Playing with DeCourcey, the Pirates' other co-captain, also helps. 

"They've done an excellent job," Moylan said. "They know what's required of them. They respect each other. They bring out the best in each other. Senior year is always different. Kids know how important it is, how much they want it. Senior year, everything comes together."

"It was either Moylan or (girls soccer head coach Tim) Peabody who told us at the beginning of the season that we read each other's minds," Scognamiglio said. "We work really well together. Being captains together in soccer and now basketball, we feed off each other and we know how to communicate with other players."

Moylan relentlessly talks about getting better no matter what her team just accomplished, something she continues to see in her point guard.

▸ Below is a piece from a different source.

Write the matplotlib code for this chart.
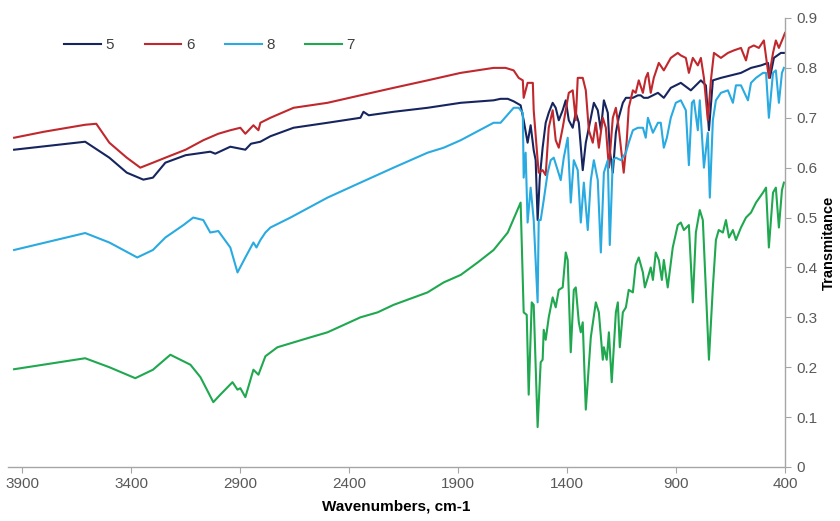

She also said that although Scognamiglio downplays her shooting, she has become a better scorer this year.

"She has gotten better and she's gotten a lot stronger this year than she was last year," Moylan said. "She's grown more into her body. She keeps on getting better. She keeps improving. It's great to see. 

"She scores more this year than last year. She's getting double figures almost every game. She's more consistent with that. She doesn't consider herself a big scorer, but she is. The last couple years she hadn't had to. This year we need her to score a little more."